A beginners' beekeeping day is a very good place to start, just like doh-re-mi.
Having made the decision you would like to have an apiary, the next step is to attend a beginners' beekeeping day.
It is not a decision one should make lightly. Bees sting and if molested can certainly be dangerous to both you and your neighbours. It is not unlike the plan to purchase a pitbull, and he at least cannot jump a stout fence; insects can with ease.
This page was created by Bernard Preston on 7th April, 2019; and updated on November 25th.
Why would you want to keep a few hives in the garden anyway, if they can sting and attack you and your family?
The reasons are many but the one that probably attracts us most is the realisation that the honey purchased at the local supermarket is highly processed and really does not taste that good; and you have read that it is quite likely adulterated.
Heating honey and extracting all the pollen destroys most of its value; it is worth little more than high fructose corn syrup or sugar. Start by attending a beginners' beekeeping day and decide if this is really something you want to get into.
Beekeeping shares with gardening many of the lifestyle facets that scientists have now shown are associated with a long and full life; outdoors we are so much less stressed and the physical benefits are enormous compared to those sitting behind a computer, watching TV, or even reading a book.
It is a hobby that continues into old age giving one a reason for living; at the beginners' day you will meet several elderly keepers who are still enthusiastic about life. And of course you will discover that connectedness with others that is so important.
Firstly you will be taught about the basic protection that you need before opening a hive, and then where to site your apiary.
You will be shown how to assemble frames, and perhaps there will be some discussion about the merits of the Langstroth hive over the much simpler top-bar box.

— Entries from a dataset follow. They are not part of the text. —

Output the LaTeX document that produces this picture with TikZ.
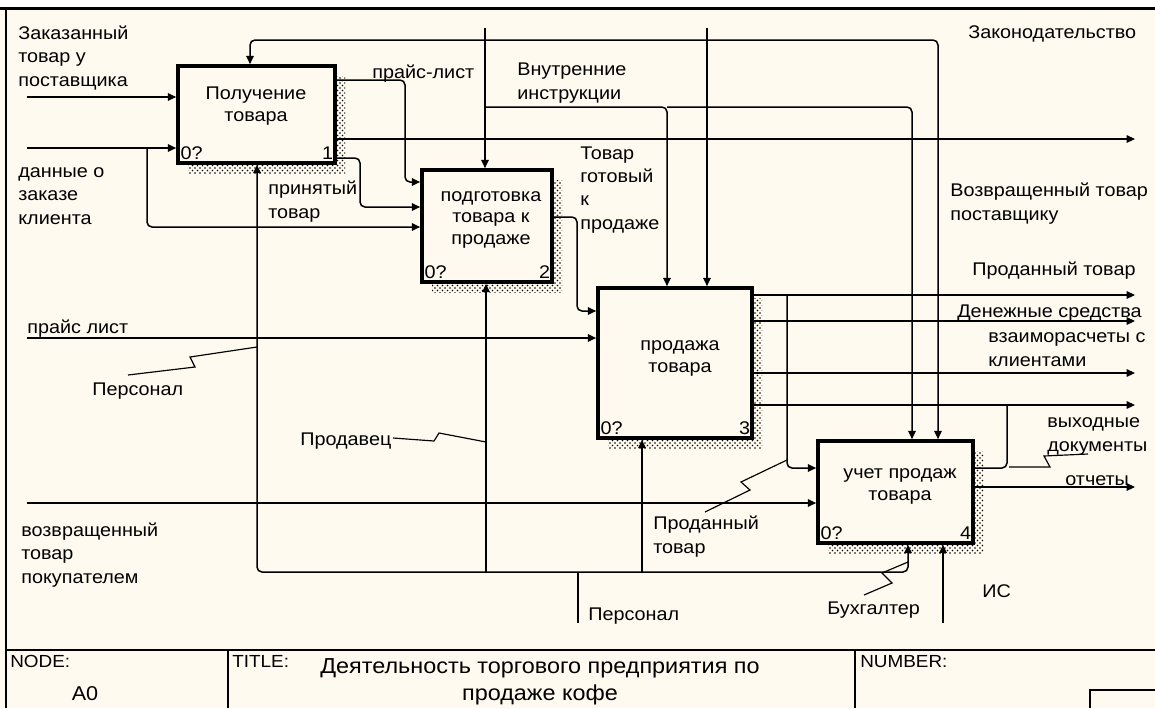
\documentclass[tikz,border=0pt]{standalone}
\usepackage{fontspec}
\setmainfont{Liberation Sans}[FakeStretch=1.08]
\usetikzlibrary{arrows.meta, patterns, shadows}
\definecolor{paper}{HTML}{FFFAF0}

\tikzset{
	box/.style={draw, line width=2.2pt, fill=paper, inner sep=0pt,
		drop shadow={shadow xshift=6pt, shadow yshift=-6pt, opacity=1, pattern=crosshatch dots}},
	flow/.style={line width=0.9pt, -{Triangle[length=5pt,width=4.5pt]}},
	link/.style={line width=0.9pt},
	lead/.style={line width=0.7pt},
	lbl/.style={inner sep=0pt, anchor=base west, align=left, font=\fontsize{11}{14}\selectfont},
	btxt/.style={inner sep=0pt, anchor=base, align=center, font=\fontsize{11}{12.8}\selectfont},
	num/.style={inner sep=0pt, font=\fontsize{11}{13}\selectfont},
	frame/.style={line width=1pt}
}

\begin{document}
\begin{tikzpicture}[x=0.6pt, y=-0.6pt]
	\useasboundingbox (0,0) rectangle (1155,708);
	\fill[paper] (0,0) rectangle (1155,708);
	\fill[white] (0,0) rectangle (1155,7);
	\draw[line width=1.5pt] (0,8.5) -- (1155,8.5);
	\draw[frame] (6,8) -- (6,708);
	\draw[frame] (6,650) -- (1155,650);
	\draw[frame] (228,650) -- (228,708) (855,650) -- (855,708);
	\draw[frame] (1090,708) -- (1090,690) -- (1155,690);
	
	\node[box, minimum width=94.2pt, minimum height=58.2pt] (A1) at (256.5,114.5) {};
	\node[box, minimum width=78pt, minimum height=67.2pt] (A2) at (487,226) {};
	\node[box, minimum width=92.4pt, minimum height=90pt] (A3) at (675,363) {};
	\node[box, minimum width=93pt, minimum height=61.2pt] (A4) at (895.5,492) {};
	
	\foreach \b/\n in {A1/1, A2/2, A3/3, A4/4}{
		\node[num, anchor=base west, xshift=2.5pt, yshift=3pt] (\b q) at (\b.south west) {0?};
		\node[num, anchor=base east, xshift=-2pt, yshift=3pt] (\b n) at (\b.south east) {\n};
	}
	
	\node[btxt] (A1t) at (256,121) {Получение\\товара};
	\node[btxt] (A2t) at (491,244) {подготовка\\товара к\\продаже};
	\node[btxt] (A3t) at (680,372) {продажа\\товара};
	\node[btxt] (A4t) at (900,500) {учет продаж\\товара};
	
	\coordinate (in1) at (27,97);
	\coordinate (in2) at (27,148);
	\coordinate (in3) at (27,338);
	\coordinate (in4) at (27,503);
	\coordinate (br1) at (147,148);
	\draw[flow] (in1) -- (A1.west |- in1);
	\draw[flow] (in2) -- (A1.west |- in2);
	\draw[flow] (in3) -- (A3.west |- in3);
	\draw[flow] (in4) -- (A4.west |- in4);
	\draw[flow, rounded corners=3pt] (br1) -- (147,227) -- (A2.west |- 0,227);
	
	\draw[flow, rounded corners=3pt] (A1.east |- 0,80) -- (405,80) -- (405,182) -- (A2.west |- 0,182);
	\draw[flow, rounded corners=3pt] (A1.east |- 0,158) -- (360,158) -- (360,207) -- (A2.west |- 0,207);
	\coordinate (out1) at (1135,139);
	\draw[flow] (A1.east |- out1) -- (out1);
	
	\draw[flow, rounded corners=3pt] (A2.east |- 0,217) -- (577,217) -- (577,311) -- (A3.west |- 0,311);
	
	\foreach \y/\nm in {295/out2, 321/out3, 373/out4, 405/out5}{
		\coordinate (\nm) at (1135,\y);
		\draw[flow] (A3.east |- \nm) -- (\nm);
	}
	\draw[flow, rounded corners=3pt] (787,295) -- (787,468) -- (A4.west |- 0,468);
	
	\draw[link, rounded corners=3pt] (A4.east |- 0,468) -- (1007,468) -- (1007,405);
	\coordinate (out6) at (1135,487);
	\draw[flow] (A4.east |- out6) -- (out6);
	
	\coordinate (ct1) at (707,28);
	\coordinate (ct2) at (485,28);
	\draw[flow] (ct1) -- (A3.north -| ct1);
	\draw[flow, rounded corners=3pt] (707,40) -- (250,40) -- (A1.north -| 250,0);
	\draw[flow, rounded corners=3pt] (707,40) -- (938,40) -- (A4.north -| 938,0);
	\draw[flow] (ct2) -- (A2.north -| ct2);
	\draw[flow, rounded corners=3pt] (485,107) -- (667,107) -- (A3.north -| 667,0);
	\draw[flow, rounded corners=3pt] (667,107) -- (912,107) -- (A4.north -| 912,0);
	
	\coordinate (mc1) at (578,623);
	\coordinate (mc2) at (943,623);
	\draw[link] (mc1) -- (578,572);
	\draw[flow, rounded corners=3pt] (578,572) -- (257,572) -- (A1.south -| 257,0);
	\draw[flow] (486,572) -- (A2.south -| 486,0);
	\draw[flow] (642,572) -- (A3.south -| 642,0);
	\draw[flow, rounded corners=3pt] (578,572) -- (908,572) -- (A4.south -| 908,0);
	\draw[flow] (mc2) -- (A4.south -| mc2);
	
	\draw[lead] (128,375) -- (195,367) -- (190,357) -- (257,347);
	\draw[lead] (393,438) -- (434,441) -- (439,433) -- (486,442);
	\draw[lead] (705,512) -- (750,490) -- (741,482) -- (787,460);
	\draw[lead] (864,595) -- (892,583) -- (882,573) -- (908,562);
	\draw[lead] (1009,467) -- (1050,467) -- (1044,456) -- (1088,454);
	
	\foreach \x/\y/\txt/\nm in {
		18/86/{Заказанный\\товар у\\поставщика}/lOrdered,
		18/224/{данные о\\заказе\\клиента}/lOrderData,
		27/333/{прайс лист}/lPrice,
		92/395/{Персонал}/lStaffA,
		300/445/{Продавец}/lSeller,
		21/583/{возвращенный\\товар\\покупателем}/lReturnIn,
		372/78/{прайс-лист}/lPriceList,
		517/99/{Внутренние\\инструкции}/lRules,
		268/218/{принятый\\товар}/lAccepted,
		580/229/{Товар\\готовый\\к\\продаже}/lReady,
		968/38/{Законодательство}/lLaw,
		950/220/{Возвращенный товар\\поставщику}/lReturnOut,
		972/275/{Проданный товар}/lSoldOut,
		957/317/{Денежные средства}/lMoney,
		988/366/{взаиморасчеты с\\клиентами}/lSettle,
		1047/451/{выходные\\документы}/lDocs,
		1065/485/{отчеты}/lReports,
		653/553/{Проданный\\товар}/lSoldIn,
		588/620/{Персонал}/lStaffB,
		827/614/{Бухгалтер}/lAccountant,
		982/597/{ИС}/lIS
	}{
		\node[lbl] (\nm) at (\x,\y) {\txt};
	}
	
	\node[lbl, font=\fontsize{10.5}{12}\selectfont] (tNode) at (10,667) {NODE:};
	\node[lbl, font=\fontsize{10.5}{12}\selectfont] (tTitle) at (232,667) {TITLE:};
	\node[lbl, font=\fontsize{10.5}{12}\selectfont] (tNumber) at (860,667) {NUMBER:};
	\node[btxt, font=\fontsize{12}{14}\selectfont] (tA0) at (85,700) {A0};
	\node[btxt, font=\fontsize{13}{16}\selectfont] (tName) at (540,700) {Деятельность торгового предприятия по\\продаже кофе};
\end{tikzpicture}
\end{document}
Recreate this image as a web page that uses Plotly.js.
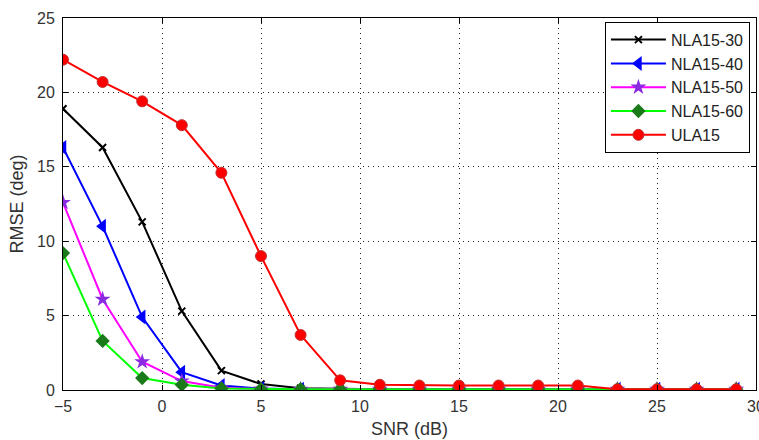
<!DOCTYPE html>
<html>
<head>
<meta charset="utf-8">
<script src="https://cdn.plot.ly/plotly-3.0.1.min.js"></script>
<style>body{margin:0;padding:0;background:#fff;}#chart{width:759px;height:440px;}</style>
</head>
<body>
<div id="chart"></div>
<script>
const snr = [-5,-3,-1,1,3,5,7,9,11,13,15,17,19,21,23,25,27,29];
const nla30 = [18.9,16.3,11.3,5.3,1.3,0.4,0.12,0.06,0.05,0.05,0.05,0.05,0.05,0.05,0.05,0.05,0.05,0.05];
const nla40 = [16.3,11.0,4.9,1.2,0.3,0.1,0.05,0.05,0.05,0.05,0.05,0.05,0.05,0.05,0.05,0.05,0.05,0.05];
const nla50 = [12.6,6.1,1.9,0.6,0.15,0.06,0.05,0.05,0.05,0.05,0.05,0.05,0.05,0.05,0.05,0.05,0.05,0.05];
const nla60 = [9.2,3.3,0.8,0.35,0.1,0.05,0.05,0.05,0.05,0.05,0.05,0.05,0.05,0.05,0.05,0.05,0.05,0.05];
const ula15 = [22.2,20.7,19.4,17.8,14.6,9.0,3.7,0.65,0.35,0.3,0.3,0.3,0.3,0.3,0.05,0.05,0.05,0.05];
const names = ["NLA15-30","NLA15-40","NLA15-50","NLA15-60","ULA15"];

const traces = [
  {x:snr,y:nla30,name:names[0],mode:'lines+markers',line:{color:'#000000',width:2},
   marker:{symbol:'x-thin',size:7,line:{color:'#000000',width:2}}},
  {x:snr,y:nla40,name:names[1],mode:'lines+markers',line:{color:'#0000ff',width:2},
   marker:{symbol:'triangle-left',size:13,color:'#0000ff',line:{color:'#0000ff',width:0}}},
  {x:snr,y:nla50,name:names[2],mode:'lines+markers',line:{color:'#ff00ff',width:2},
   marker:{symbol:'star',size:12,color:'#8a2be2',line:{color:'#8a2be2',width:0}}},
  {x:snr,y:nla60,name:names[3],mode:'lines+markers',line:{color:'#00ff00',width:2},
   marker:{symbol:'diamond',size:11,color:'#1a7a1a',line:{color:'#1a7a1a',width:0}}},
  {x:snr,y:ula15,name:names[4],mode:'lines+markers',line:{color:'#ff0000',width:2},
   marker:{symbol:'circle',size:11,color:'#ff0000',line:{color:'#c03030',width:1}}}
];

const fam = '"Liberation Sans", Arial, sans-serif';
const font = {family:fam, size:16, color:'#333'};
const layout = {
  width:759, height:440,
  margin:{l:63,r:3,t:18,b:50},
  paper_bgcolor:'#fff', plot_bgcolor:'#fff',
  font:font,
  showlegend:true,
  xaxis:{range:[-5,30],dtick:5,tick0:-5,showgrid:true,gridcolor:'#222',griddash:'1px,4px',gridwidth:1,
    zeroline:false,showline:true,linecolor:'#000',linewidth:1,mirror:'ticks',ticks:'inside',ticklen:5,tickcolor:'#000',
    ticklabeloverflow:'allow',ticklabelstandoff:2,
    title:{text:'SNR (dB)',font:{family:fam,size:18,color:'#333'},standoff:8},tickfont:font},
  yaxis:{range:[0,25],dtick:5,showgrid:true,gridcolor:'#222',griddash:'1px,4px',gridwidth:1,
    zeroline:false,showline:true,linecolor:'#000',linewidth:1,mirror:'ticks',ticks:'inside',ticklen:5,tickcolor:'#000',
    ticklabelstandoff:4,
    title:{text:'RMSE (deg)',font:{family:fam,size:18,color:'#333'},standoff:8},tickfont:font},
  legend:{x:0.782,y:0.99,xanchor:'left',yanchor:'top',bgcolor:'#fff',bordercolor:'#000',borderwidth:1,
    font:{family:fam,size:16,color:'#222'},tracegroupgap:0,itemwidth:55}
};
Plotly.newPlot('chart',traces,layout,{displayModeBar:false,staticPlot:true});
</script>
</body>
</html>
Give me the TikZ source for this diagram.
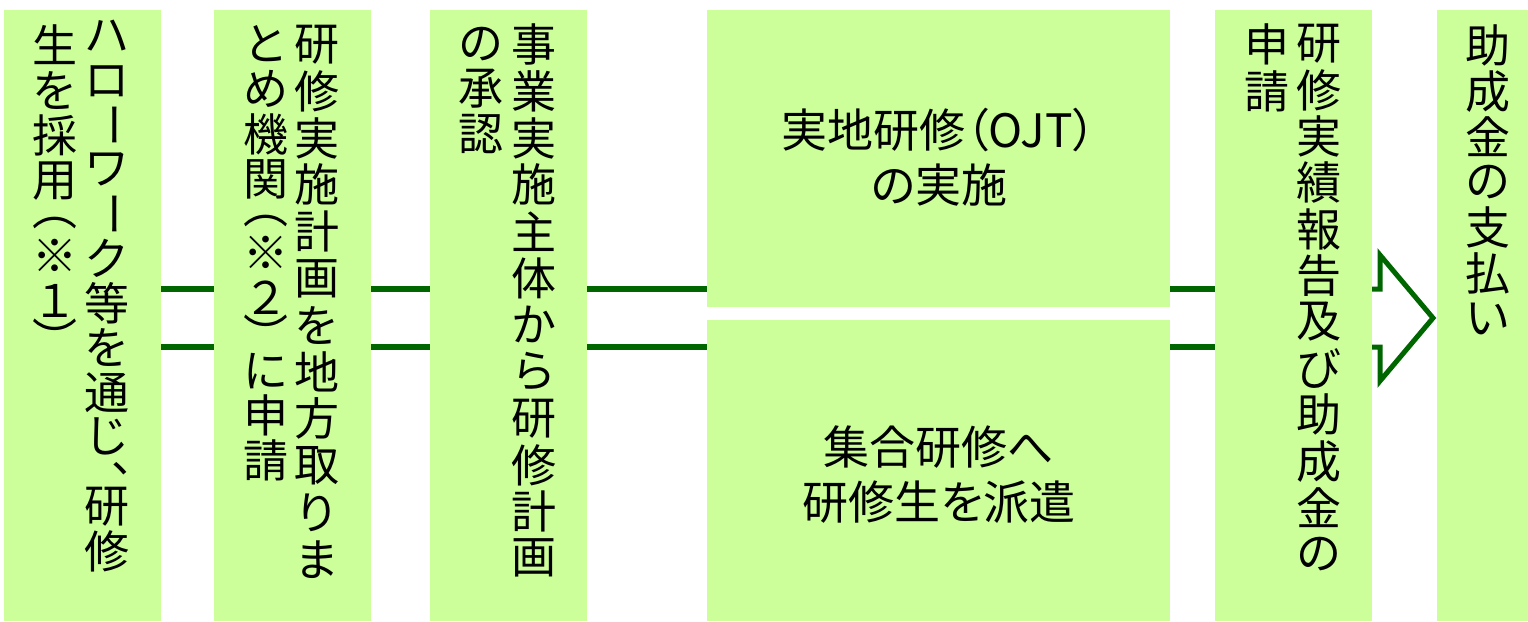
\documentclass[tikz,border=0pt]{standalone}
\usepackage{fontspec}
\usepackage{graphicx}
\newfontfamily\jp[RawFeature=+palt]{Noto Sans CJK JP}
\newfontfamily\jpv{Noto Sans CJK JP}
\definecolor{boxgreen}{HTML}{CCFF99}
\definecolor{linegreen}{HTML}{006600}
\ExplSyntaxOn
\dim_new:N \l__tt_pitch_dim
\cs_new_protected:Npn \__tt_ccell:nn #1#2
  { \vbox_to_ht:nn {#1} { \vss \hbox_to_wd:nn {1em} { \hss #2 \hss } \vss } }
\cs_new_protected:Npn \__tt_tcell:nnn #1#2#3
  { \vbox_to_ht:nn {#1} { \skip_vertical:n {#2} \hbox_to_wd:nn {1em} {#3} \vss } }
\cs_new_protected:Npn \__tt_char:n #1
  {
    \str_case:nnF {#1}
      {
        {ー} { \__tt_ccell:nn { \l__tt_pitch_dim } { \rotatebox[origin=c]{-90}{ー} } }
        {（} { \__tt_tcell:nnn { 0.63\l__tt_pitch_dim } { 0.3\l__tt_pitch_dim } { \hss ︵ \hss } }
        {）} { \__tt_tcell:nnn { 0.63\l__tt_pitch_dim } { -0.1\l__tt_pitch_dim } { \hss ︶ \hss } }
        {、} { \__tt_tcell:nnn { 0.57\l__tt_pitch_dim } { 0.07\l__tt_pitch_dim } { \kern0.6em 、 \hss } }
      }
      { \__tt_ccell:nn { \l__tt_pitch_dim } {#1} }
  }
\NewDocumentCommand \tatecol { O{0pt} m m }
  {
    \vbox_top:n
      {
        \offinterlineskip
        \dim_set:Nn \l__tt_pitch_dim {#2}
        \kern0pt
        \skip_vertical:n {#1}
        \tl_map_inline:nn {#3} { \__tt_char:n {##1} }
      }
  }
\ExplSyntaxOff
% #1 centre distance, #2 right column, #3 left column (each a \tatecol)
\newcommand\tatepair[3]{\hbox{\kern#1\relax#2\kern-\dimexpr#1+1em\relax#3\kern#1\relax}}
\begin{document}
\begin{tikzpicture}[x=1pt,y=-1pt,
  greenbox/.style={fill=boxgreen,draw=none,inner sep=0pt,outer sep=0pt,anchor=north west},
  tall/.style={greenbox,minimum width=157pt,minimum height=611pt},
  wide/.style={greenbox,minimum width=463pt},
  vtxt/.style={inner sep=0pt,outer sep=0pt,anchor=base,font=\jpv\fontsize{45}{45}\selectfont},
  htxt/.style={inner sep=0pt,outer sep=0pt,align=center,font=\jp\fontsize{46}{55}\selectfont},
  conn/.style={draw=linegreen,line width=6pt},
  blockarrow/.style={draw=linegreen,line width=5pt,line join=miter}]
\useasboundingbox[fill=white] (0,0) rectangle (1528,621);
\coordinate (ya) at (0,289);
\coordinate (yb) at (0,347);
% boxes
\node[tall] (b1) at (4,10) {};
\node[tall] (b2) at (214,10) {};
\node[tall] (b3) at (430,10) {};
\node[wide,minimum height=297pt] (b4) at (707,10) {};
\node[wide,minimum height=301pt] (b5) at (707,320) {};
\node[tall] (b6) at (1215,10) {};
% connectors
\draw[conn] (b1.east |- ya) -- (b2.west |- ya);
\draw[conn] (b1.east |- yb) -- (b2.west |- yb);
\draw[conn] (b2.east |- ya) -- (b3.west |- ya);
\draw[conn] (b2.east |- yb) -- (b3.west |- yb);
\draw[conn] (b3.east |- ya) -- (b4.west |- ya);
\draw[conn] (b3.east |- yb) -- (b5.west |- yb);
\draw[conn] (b4.east |- ya) -- (b6.west |- ya);
\draw[conn] (b5.east |- yb) -- (b6.west |- yb);
% block arrow
\coordinate (tip) at (1433,318);
\draw[blockarrow] (b6.east |- ya) -- (1380,289) -- (1380,255) -- (tip) -- (1380,381) -- (1380,347) -- (b6.east |- yb);
\node[greenbox,minimum width=100pt,minimum height=611pt] (b7) at (1437,10) {};
% texts
\node[vtxt] (t1) at (81,14) {\tatepair{52pt}{\tatecol{44.5pt}{ハローワーク等を通じ、研修}}{\tatecol[8pt]{45.5pt}{生を採用（※１）}}};
\node[vtxt] (t2) at (291.5,21) {\tatepair{51pt}{\tatecol{46.8pt}{研修実施計画を地方取りま}}{\tatecol[0.5pt]{45pt}{とめ機関（※２）に申請}}};
\node[vtxt] (t3) at (507.5,21.3) {\tatepair{53pt}{\tatecol{46.7pt}{事業実施主体から研修計画}}{\tatecol[0.2pt]{45pt}{の承認}}};
\node[htxt] (t4) at (939,157) {実地研修（OJT）\\の実施};
\node[htxt] (t5) at (939,475) {集合研修へ\\研修生を派遣};
\node[vtxt] (t6) at (1293,20.4) {\tatepair{52pt}{\tatecol{46.4pt}{研修実績報告及び助成金の}}{\tatecol[0.8pt]{46.5pt}{申請}}};
\node[vtxt] (t7) at (1487.5,22.7) {\tatecol{45.6pt}{助成金の支払い}};
\end{tikzpicture}
\end{document}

You will be shown the basic equipment you need, like a smoker, and a hive tool, and how to use them.
You will most likely be taken to the honey room and shown the equipment that you ultimately will have to acquire, and some alternatives.
You may be able to open a hive or two, see the bees at work, and possibly even harvest a few frames of honeycomb and extract the nectar; you will get to view some of the brood, young larvae that have not yet hatched, and may even be lucky enough to catch a glimpse of the queen.
Beginners beekeeping day is where you will learn the basics and how to avoid a few common but potentially serious mistakes.
Best of all you will get to rub shoulders with others who are also pondering whether beekeeping is a hobby that they would like to start; you can share and discuss your doubts and there will be experienced folk for you to shoot your questions.
For example, is beekeeping for adults only, or can a child keep a hive or two? Is it expensive and how much honey can you expect to harvest from your colony, and how soon?
It is a big decision and a beekeeping day for beginners is where you will have your questions answered.
There will no doubt be several people sprouting forth, urging you to make a start, hopefully telling of the pitfalls and cautioning you from rushing into something that you may later regret.
There will certainly be a representative of a local company that manufactures beekeeping equipment; the first two big items on your shopping list are the gear you will need to protect yourself from their stings; a veil, gloves, overalls and boots; and a smoker.
And then your first hive, and how to fill it with bees, will be the next consideration.
Honey bee traps are not difficult to make, but you do need to prepare them in a particular way to make them attractive to swarming bees.
The way in which they reproduce is by breeding a new queen and forming swarming bees, usually during a strong honey flow; this is the time to capture you first colony.
There is much to be learned, like waxing frames, for example. That you will need to return for a second beginners' beekeeping day. If you apply your mind, read some books and scour the net, there is no reason why you should not have your first jar of raw honey on the table within a few months.
Any person can keep a dozen hives, and make good pocket-money, but to turn beekeeping into a profession is another story. However it is a rewarding business with plenty of free time between honey flows.
With reportedly one in four mouthfuls of food requiring bees for pollination, there is good money to be made by moving hives from a crop such as almonds or macadamias to sunflowers and deciduous fruits.
It takes considerable business acumen as well as solid knowledge of beekeeping to make a success of it as a profession.
Perhaps the best part, whether big or small is that it is not difficult to get your capital back in a relatively short time. A hive costing about R1500 should produce at least 15 kg of honey per year, and often far more than that.